Monday 21 September 1992

US-EC NEGOTIATIONS OVER SOYA DEADLOCKED

 

Geneva 18 Sep (Chakravarthi Raghavan) -- The talks between the United States and the European Community over the soya-beans imports and the EC oil seeds regime have not led to any solutions and the issue will come up before the GATT Council at its meeting on Sep 29, according to GATT sources.

The issue is coming up at the instance of the EC, the US which seeks authority to retaliate against the EC for failure to implement panel rulings, and Argentina which feels aggrieved that its 'claims' for principal suppliers interest in tariff renegotiations has not been accepted.

The EC which is seeking to renegotiate its tariff concessions on oilseeds under Art XXVIII, and has received the Council's okay for such negotiations with those contracting parties having initial negotiating rights and/or interest as principal suppliers, has itself brought the issue on the Council agenda.

The EC had sought such renegotiations because of its inability to implement the rulings of the two panels on this issue on the dispute raised by the US, which had successfully contended before the panels that the tariff concessions it obtained from the EC during the Kennedy Round (resulting in a bound zero tariff) have been impaired by the EC's domestic support policies to oilseeds producers and processors.

Unable to implement the panel report, the EC sought the tariff renegotiation route, which would involve its compensating the affected parties, as it had a right to do under the General Agreement.

It also sought to do this under the authority of the GATT Contracting Parties, and got the GATT Council to agree.

The 60-day time-limit for this has now expired, but the Council could extend the period.

In the negotiations with the US and other interested parties, the EC offered to in effect bind the existing level of domestic support (under its new oilseeds regime), and also offered to compensate the other cps through tariff quotas in other products including wheat, beef etc.

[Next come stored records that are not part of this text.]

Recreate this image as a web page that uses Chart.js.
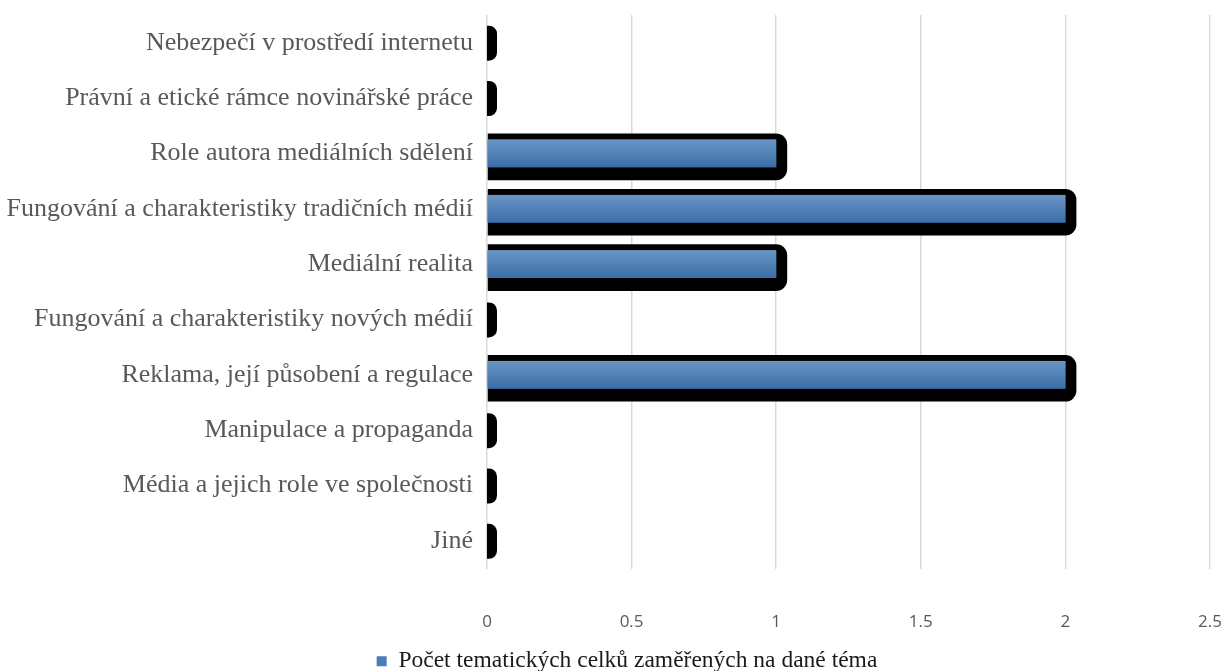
<!DOCTYPE html>
<html>
<head>
<meta charset="utf-8">
<script src="https://cdn.jsdelivr.net/npm/chart.js@4"></script>
<style>
  html, body { margin: 0; padding: 0; background: #fff; }
  #wrap { width: 1226px; height: 671px; }
</style>
</head>
<body>
<div id="wrap"><canvas id="chart"></canvas></div>
<script>
const topics = [
    'Nebezpečí v prostředí internetu',
    'Právní a etické rámce novinářské práce',
    'Role autora mediálních sdělení',
    'Fungování a charakteristiky tradičních médií',
    'Mediální realita',
    'Fungování a charakteristiky nových médií',
    'Reklama, její působení a regulace',
    'Manipulace a propaganda',
    'Média a jejich role ve společnosti',
    'Jiné'
];
const counts = [0, 0, 1, 2, 1, 0, 2, 0, 0, 0];
const seriesName = 'Počet tematických celků zaměřených na dané téma';

// black rounded outline behind each bar, gradient on top
const barLook = {
    id: 'barLook',
    afterLayout(chart) {
        // legend sits a bit right of the canvas centre in the original
        chart.legend.left += 22;
        chart.legend.right += 22;
    },
    beforeDatasetsDraw(chart) {
        const c = chart.ctx;
        chart.getDatasetMeta(0).data.forEach(bar => {
            const len = bar.x - bar.base;
            c.save();
            c.fillStyle = '#000';
            c.beginPath();
            if (len <= 0) {
                // zero value: only a small black stub at the axis
                c.roundRect(bar.base, bar.y - 17, 10, 35, [0, 8, 8, 0]);
            } else {
                const h = bar.height;
                c.roundRect(bar.base, bar.y - h / 2 - 6, len + 11, h + 19, [0, 11, 11, 0]);
            }
            c.fill();
            c.restore();
        });
    },
    afterDatasetsDraw(chart) {
        const c = chart.ctx;
        chart.getDatasetMeta(0).data.forEach(bar => {
            const w = bar.x - bar.base;
            if (w <= 0) return;
            const top = bar.y - bar.height / 2;
            const g = c.createLinearGradient(0, top, 0, top + bar.height);
            g.addColorStop(0, '#6a95c6');
            g.addColorStop(1, '#3a6ea8');
            c.save();
            c.fillStyle = g;
            c.fillRect(bar.base, top, w, bar.height);
            c.restore();
        });
    }
};

const ctx = document.getElementById('chart');

const myChart = new Chart(ctx, {
    type: 'bar',
    data: {
        labels: topics,
        datasets: [{
            label: seriesName,
            data: counts,
            backgroundColor: '#4a7ebb',
            borderWidth: 0,
            categoryPercentage: 1,
            barPercentage: 0.5
        }]
    },
    plugins: [barLook],
    options: {
        indexAxis: 'y',
        responsive: true,
        maintainAspectRatio: false,
        animation: false,
        layout: { padding: { top: 15, right: 16, left: 0, bottom: -12 } },
        plugins: {
            tooltip: { enabled: false },
            legend: {
                position: 'bottom',
                labels: {
                    color: '#1a1a1a',
                    font: { family: 'Liberation Serif', size: 23.5 },
                    boxWidth: 10,
                    boxHeight: 10,
                    padding: 1
                }
            }
        },
        scales: {
            x: {
                min: 0,
                max: 2.5,
                ticks: {
                    stepSize: 0.5,
                    color: '#595959',
                    font: { family: 'Open Sans', size: 17 },
                    padding: 43,
                    maxRotation: 0,
                    callback: v => String(v)
                },
                grid: { color: '#d9d9d9', lineWidth: 1.5, drawTicks: false },
                border: { display: false },
                afterFit(scale) {
                    scale.height = 80;
                    scale.paddingLeft = 0;
                    scale.paddingRight = 0;
                }
            },
            y: {
                ticks: {
                    color: '#595959',
                    font: { family: 'Liberation Serif', size: 26 },
                    padding: 6
                },
                grid: { display: false },
                border: { display: false },
                afterFit(scale) {
                    scale.width = 487;
                    scale.paddingTop = 0;
                    scale.paddingBottom = 0;
                }
            }
        }
    }
});
</script>
</body>
</html>
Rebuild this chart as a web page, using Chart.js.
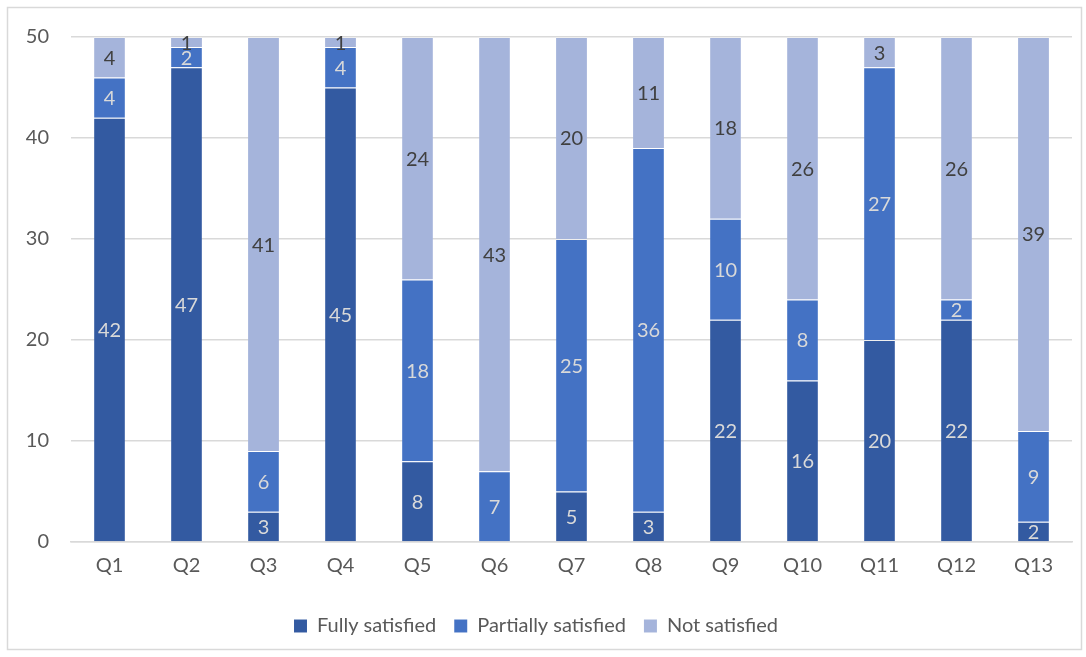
<!DOCTYPE html>
<html>
<head>
<meta charset="utf-8">
<script src="https://cdn.jsdelivr.net/npm/chart.js@4/dist/chart.umd.min.js"></script>
<style>
  html, body { margin: 0; padding: 0; background: #fff; }
  #wrap { position: absolute; left: 0; top: 0; width: 1086px; height: 657px; }
</style>
</head>
<body>
<div id="wrap"><canvas id="chart" width="1086" height="657"></canvas></div>
<script>
// Survey results per question (count of respondents, 50 each)
const categories = ['Q1','Q2','Q3','Q4','Q5','Q6','Q7','Q8','Q9','Q10','Q11','Q12','Q13'];
const fullySatisfied     = [42, 47, 3, 45, 8, 0, 5, 3, 22, 16, 20, 22, 2];
const partiallySatisfied = [4, 2, 6, 4, 18, 7, 25, 36, 10, 8, 27, 2, 9];
const notSatisfied       = [4, 1, 41, 1, 24, 43, 20, 11, 18, 26, 3, 26, 39];
const yTicks = [0, 10, 20, 30, 40, 50];

const FONT = 'Lato, "Liberation Sans", sans-serif';

// Outer frame around the whole chart
const framePlugin = {
  id: 'frame',
  beforeDraw(chart) {
    const c = chart.ctx;
    c.save();
    c.fillStyle = '#ffffff';
    c.fillRect(0, 0, chart.width, chart.height);
    c.strokeStyle = '#D9D9D9';
    c.lineWidth = 1.5;
    c.strokeRect(7.5, 7.5, 1074, 642);
    c.restore();
  }
};

// Value labels centred in each stacked segment
const valueLabels = {
  id: 'valueLabels',
  afterDatasetsDraw(chart) {
    const c = chart.ctx;
    c.save();
    c.font = '20px ' + FONT;
    c.textAlign = 'center';
    c.textBaseline = 'middle';
    chart.data.datasets.forEach((ds, i) => {
      const meta = chart.getDatasetMeta(i);
      meta.data.forEach((bar, j) => {
        const v = ds.data[j];
        if (!v) return;
        const mid = (bar.y + bar.base) / 2;
        c.fillStyle = ds.labelColor;
        c.fillText(String(v), bar.x, mid + 1);
      });
    });
    c.restore();
  }
};

const segBorder = 'rgba(255,255,255,0.2)';

new Chart(document.getElementById('chart'), {
  type: 'bar',
  data: {
    labels: categories,
    datasets: [
      { label: 'Fully satisfied', data: fullySatisfied, backgroundColor: '#335AA1', labelColor: '#D9D9D9',
        borderColor: segBorder, borderWidth: { top: 1 }, borderSkipped: false },
      { label: 'Partially satisfied', data: partiallySatisfied, backgroundColor: '#4472C4', labelColor: '#D9D9D9',
        borderColor: segBorder, borderWidth: { top: 1 }, borderSkipped: false },
      { label: 'Not satisfied', data: notSatisfied, backgroundColor: '#A5B4DB', labelColor: '#404040',
        borderColor: segBorder, borderWidth: { top: 1 }, borderSkipped: false }
    ]
  },
  options: {
    responsive: false,
    animation: false,
    devicePixelRatio: 1,
    layout: { padding: { left: 0, right: 14, top: 37, bottom: 11 } },
    datasets: { bar: { categoryPercentage: 1.0, barPercentage: 0.4 } },
    scales: {
      x: {
        stacked: true,
        grid: { display: false, drawTicks: false },
        border: { display: true, color: '#D9D9D9', width: 1.5 },
        ticks: { color: '#595959', font: { family: FONT, size: 20 }, padding: 12 },
        afterFit(scale) { scale.height = 56; }
      },
      y: {
        stacked: true,
        min: 0, max: 50,
        afterBuildTicks(scale) { scale.ticks = yTicks.map(v => ({ value: v })); },
        grid: { color: '#D9D9D9', lineWidth: 1.5, drawTicks: false },
        border: { display: false },
        ticks: { color: '#595959', font: { family: FONT, size: 20 }, padding: 22 },
        afterFit(scale) { scale.width = 71; }
      }
    },
    plugins: {
      legend: {
        position: 'bottom',
        labels: {
          color: '#595959',
          font: { family: FONT, size: 20 },
          boxWidth: 13, boxHeight: 13,
          padding: 18
        }
      },
      tooltip: { enabled: false }
    }
  },
  plugins: [framePlugin, valueLabels]
});
</script>
</body>
</html>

All the items and products indicated by it carry some high-value added items.

Subject to the EC agreeing not to raise the tariffs on the oil- seeds, some of the other parties like Brazil would appear to have reacted favourably.

But the US has baulked, arguing that the compensations would not benefit its soya producers.

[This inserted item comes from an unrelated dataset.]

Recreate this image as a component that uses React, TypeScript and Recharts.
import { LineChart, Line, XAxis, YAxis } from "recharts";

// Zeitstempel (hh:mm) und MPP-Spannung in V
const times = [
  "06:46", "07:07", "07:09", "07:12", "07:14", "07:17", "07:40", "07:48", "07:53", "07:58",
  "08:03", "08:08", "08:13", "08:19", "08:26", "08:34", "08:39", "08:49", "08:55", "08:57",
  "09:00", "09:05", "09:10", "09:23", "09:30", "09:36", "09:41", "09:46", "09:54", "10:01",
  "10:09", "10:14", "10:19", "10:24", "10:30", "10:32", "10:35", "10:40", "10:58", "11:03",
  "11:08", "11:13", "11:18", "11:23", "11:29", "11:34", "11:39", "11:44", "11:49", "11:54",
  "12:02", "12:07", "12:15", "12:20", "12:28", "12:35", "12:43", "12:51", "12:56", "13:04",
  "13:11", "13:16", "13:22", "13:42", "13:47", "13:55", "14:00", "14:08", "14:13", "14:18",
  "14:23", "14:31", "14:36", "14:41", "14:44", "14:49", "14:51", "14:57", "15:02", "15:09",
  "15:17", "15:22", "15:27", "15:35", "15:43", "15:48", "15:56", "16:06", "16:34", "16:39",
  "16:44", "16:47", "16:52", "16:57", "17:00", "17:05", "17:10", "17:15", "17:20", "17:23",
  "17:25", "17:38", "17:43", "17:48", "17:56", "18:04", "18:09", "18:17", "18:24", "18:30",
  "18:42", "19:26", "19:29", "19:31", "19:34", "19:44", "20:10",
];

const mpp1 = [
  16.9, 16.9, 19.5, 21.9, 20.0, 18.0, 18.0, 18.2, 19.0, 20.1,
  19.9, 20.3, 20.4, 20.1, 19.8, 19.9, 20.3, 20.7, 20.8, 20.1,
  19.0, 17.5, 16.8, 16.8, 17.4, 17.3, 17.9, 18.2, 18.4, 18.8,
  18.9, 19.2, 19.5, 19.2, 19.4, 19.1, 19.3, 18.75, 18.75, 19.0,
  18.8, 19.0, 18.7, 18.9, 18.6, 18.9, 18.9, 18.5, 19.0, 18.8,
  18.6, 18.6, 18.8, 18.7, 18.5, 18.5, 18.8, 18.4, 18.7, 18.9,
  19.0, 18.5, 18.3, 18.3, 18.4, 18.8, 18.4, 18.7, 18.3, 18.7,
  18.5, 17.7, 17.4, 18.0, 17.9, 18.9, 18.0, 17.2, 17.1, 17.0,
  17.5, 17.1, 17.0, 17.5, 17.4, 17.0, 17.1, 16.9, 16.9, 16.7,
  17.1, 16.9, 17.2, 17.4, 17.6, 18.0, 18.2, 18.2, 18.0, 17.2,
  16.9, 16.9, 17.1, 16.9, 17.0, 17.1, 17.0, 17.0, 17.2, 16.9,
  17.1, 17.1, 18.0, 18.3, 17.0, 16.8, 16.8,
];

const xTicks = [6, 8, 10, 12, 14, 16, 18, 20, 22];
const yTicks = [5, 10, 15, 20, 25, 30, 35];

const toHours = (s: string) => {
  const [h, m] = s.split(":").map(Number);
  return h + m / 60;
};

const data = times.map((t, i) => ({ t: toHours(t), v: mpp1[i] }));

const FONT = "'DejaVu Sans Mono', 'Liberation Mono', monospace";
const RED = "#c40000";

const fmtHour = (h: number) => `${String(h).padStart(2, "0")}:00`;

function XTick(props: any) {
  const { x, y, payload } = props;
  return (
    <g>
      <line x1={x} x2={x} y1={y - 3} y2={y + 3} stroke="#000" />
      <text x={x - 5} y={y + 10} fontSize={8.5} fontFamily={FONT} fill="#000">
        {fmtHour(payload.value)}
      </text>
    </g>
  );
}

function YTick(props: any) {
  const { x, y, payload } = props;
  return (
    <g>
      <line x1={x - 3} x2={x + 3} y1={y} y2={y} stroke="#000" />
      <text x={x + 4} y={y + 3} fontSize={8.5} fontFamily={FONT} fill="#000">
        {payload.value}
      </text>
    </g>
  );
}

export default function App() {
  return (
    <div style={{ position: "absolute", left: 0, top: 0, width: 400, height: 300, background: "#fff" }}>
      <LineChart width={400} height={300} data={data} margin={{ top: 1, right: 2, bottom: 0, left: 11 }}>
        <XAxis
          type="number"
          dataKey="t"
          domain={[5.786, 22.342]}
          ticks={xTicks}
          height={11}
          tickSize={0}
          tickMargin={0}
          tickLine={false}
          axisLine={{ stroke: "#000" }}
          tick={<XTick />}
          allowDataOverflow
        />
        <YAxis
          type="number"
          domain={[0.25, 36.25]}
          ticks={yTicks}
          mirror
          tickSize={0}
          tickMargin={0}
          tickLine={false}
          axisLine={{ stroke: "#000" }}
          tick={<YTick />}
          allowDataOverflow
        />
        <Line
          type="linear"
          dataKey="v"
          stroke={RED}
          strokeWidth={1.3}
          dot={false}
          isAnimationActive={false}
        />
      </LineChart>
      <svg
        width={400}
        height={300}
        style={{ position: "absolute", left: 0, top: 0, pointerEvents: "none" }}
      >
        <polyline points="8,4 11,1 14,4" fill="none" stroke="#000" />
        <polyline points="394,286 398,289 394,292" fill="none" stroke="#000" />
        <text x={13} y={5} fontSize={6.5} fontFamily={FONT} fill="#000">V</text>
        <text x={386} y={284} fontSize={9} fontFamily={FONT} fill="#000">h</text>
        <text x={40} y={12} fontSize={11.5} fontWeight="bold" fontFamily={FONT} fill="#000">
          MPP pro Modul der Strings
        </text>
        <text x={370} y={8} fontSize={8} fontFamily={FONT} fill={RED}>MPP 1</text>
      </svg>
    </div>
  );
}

The US, which has been threatening retaliation against the EC over its failure so far to implement the panel rulings, is expected by some to come up with a list of products on which it would withdraw concessions and imposed 100 percent duties on imports from the EC and seek the Council authorization.

While any retaliation would still not help the US soya producers - unless the EC backs down because of the retaliation, which no one expects - the move and posture of a strong stance would help Bush in his re-election campaign where he has been wooing the farm lobby and is getting increasing demands from it.

GATT sources do not expect any easy solution either.

The renewal before the GATT Council of the oilseeds dispute comes amidst some other contradictory reports that the US and EC have in fact been able to arrive at a modus vivendi over their differences on the agricultural issue in the Uruguay Round and are merely waiting for a favourable timing to announce it.

The timing, presumably, is with an eye to the US elections and whether it would help or hinder Bush.

However, other GATT participants doubt that given the uncertainties of the US elections, any of its major or minor trading partners would be willing to commit themselves and do a deal.

If Bush does not win, or even if the new Congress has a different orientation, there will be pressure to renegotiate, and the trading partners would be asked to give more concessions.

This is a scenario that no one would like. Any serious negotiations on the Uruguay Round and to conclude it could thus be expected only after the outcome of the US elections.

The uncertainties of the Maastricht process in the EC would also be another uncertainty.

`ho{Whatever way the French referendum goes, a major issue that has cropped up is the concentration of power, including negotiating and decision-making power in a few hands, and with technocrats and bureaucrats, answerable to no one, and with the public in countries feeling their sovereignty and ability to influence their parliaments and politicians are being taken away.

The issue is seen as developing in terms of wider controversies about governance. It is not merely the issue of the EC bureaucracy and its powers in Brussels, but even issues like the future Multilateral Trade Organization and what powers it would vest in international bureaucracies acting in cohorts with some national bureaucracies and private interests of corporations could do.